Gilligan's Island Economics 101 for the U.S. Shale Oil Industry (Hint: Debt is *Not* a Long Term Solution)

Hey, U.S. Shale Oil producers, how's that Hamster Wheel of Debt working out for you?

Still spending more money than you earn?

Running faster and faster to service increasing debt levels?

Shale Oil production up but still can't seem to turn a profit because of servicing debt?

Just sit right back and you'll hear a tale ...

Gilligan's Island theme song | YouTube

Here is an excellent article that I highly recommend anyone involved in business to read.

Seriously, take the time to put on your thinking cap, take a cue from The Professor, and come to grips with a few basic fundamentals of Economics, in plain English, using Gilligan's Island as the simplified classroom.

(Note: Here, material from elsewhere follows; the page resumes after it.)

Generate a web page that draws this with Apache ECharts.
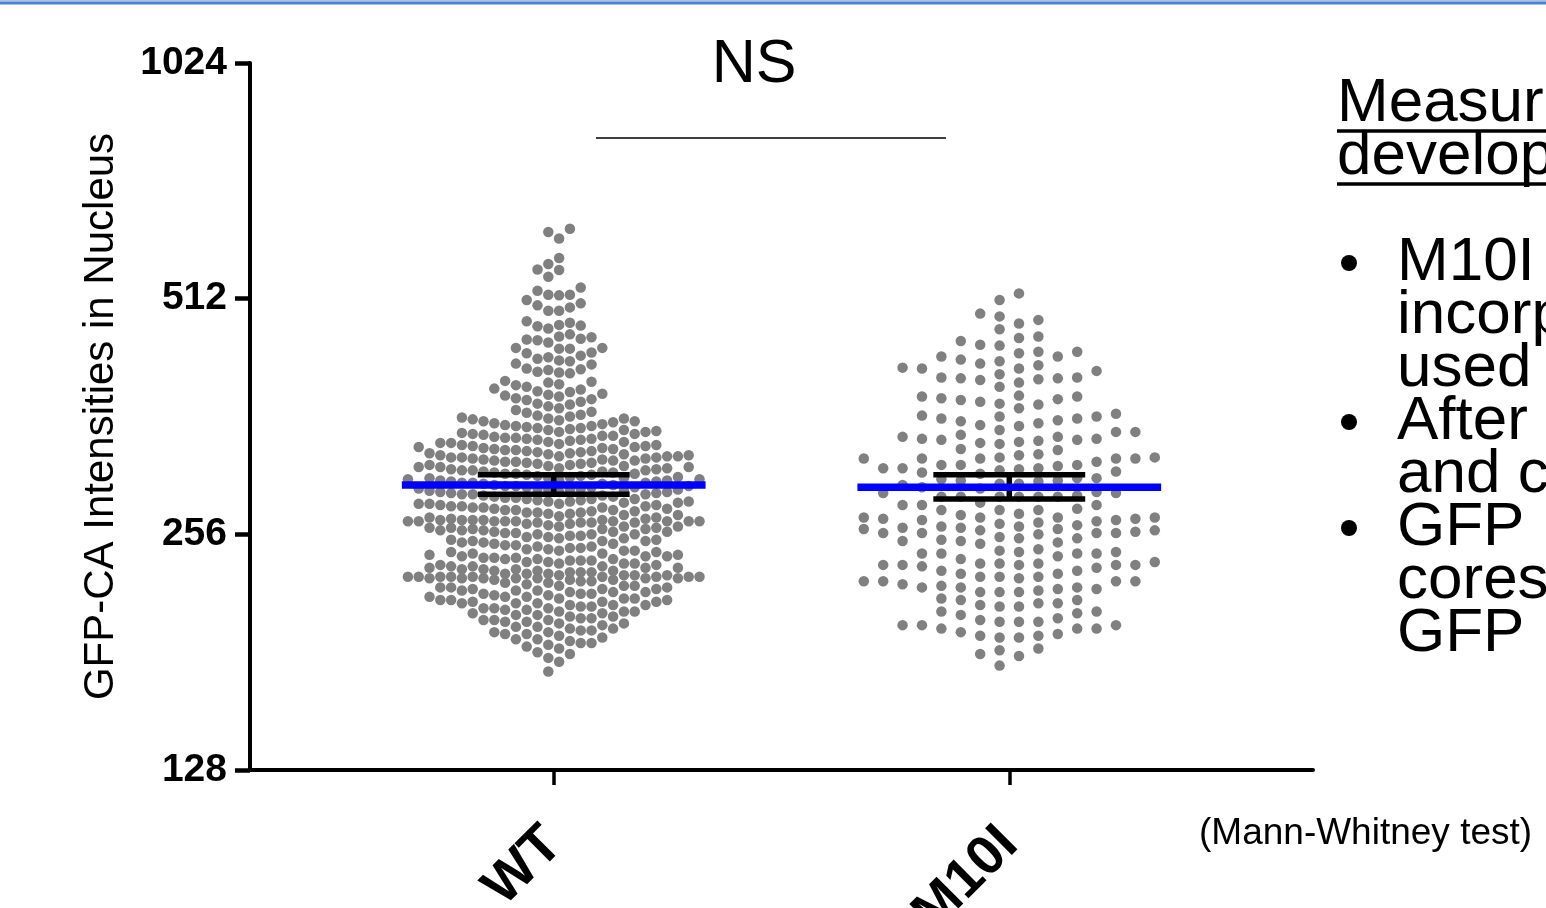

I would be exceedingly happy if someone could gently nudge Harold Hamm to read this article:

Economics on Gilligan's Island

"... Given the three factors that create prosperity – labor, capital, and productivity – we discuss how the three elements of economic growth can be employed on Gilligan’s Island and the benefits and drawbacks of each. We greatly simplify this analysis by assuming that the only product the castaways produce are coconuts. Further, the coconuts can be sold to Robinson Crusoe Island (RC Island), and as a result the castaways on Gilligan’s Island can buy whatever goods they desire. ...

Summary

The concepts presented here are grossly simplified, but they apply to our modern, multifaceted economy every bit as much as they do to Gilligan’s Island. As a nation, we can keeping gaming GDP growth with largely unproductive debt or we can save and invest more. It is easier to borrow and spend, but it offers only a short-term means of raising consumption. It is not a permanent, long-term solution. Saving and investing comes with a temporary, short-term cost but the long -term benefits more than outweigh that sacrifice. ..."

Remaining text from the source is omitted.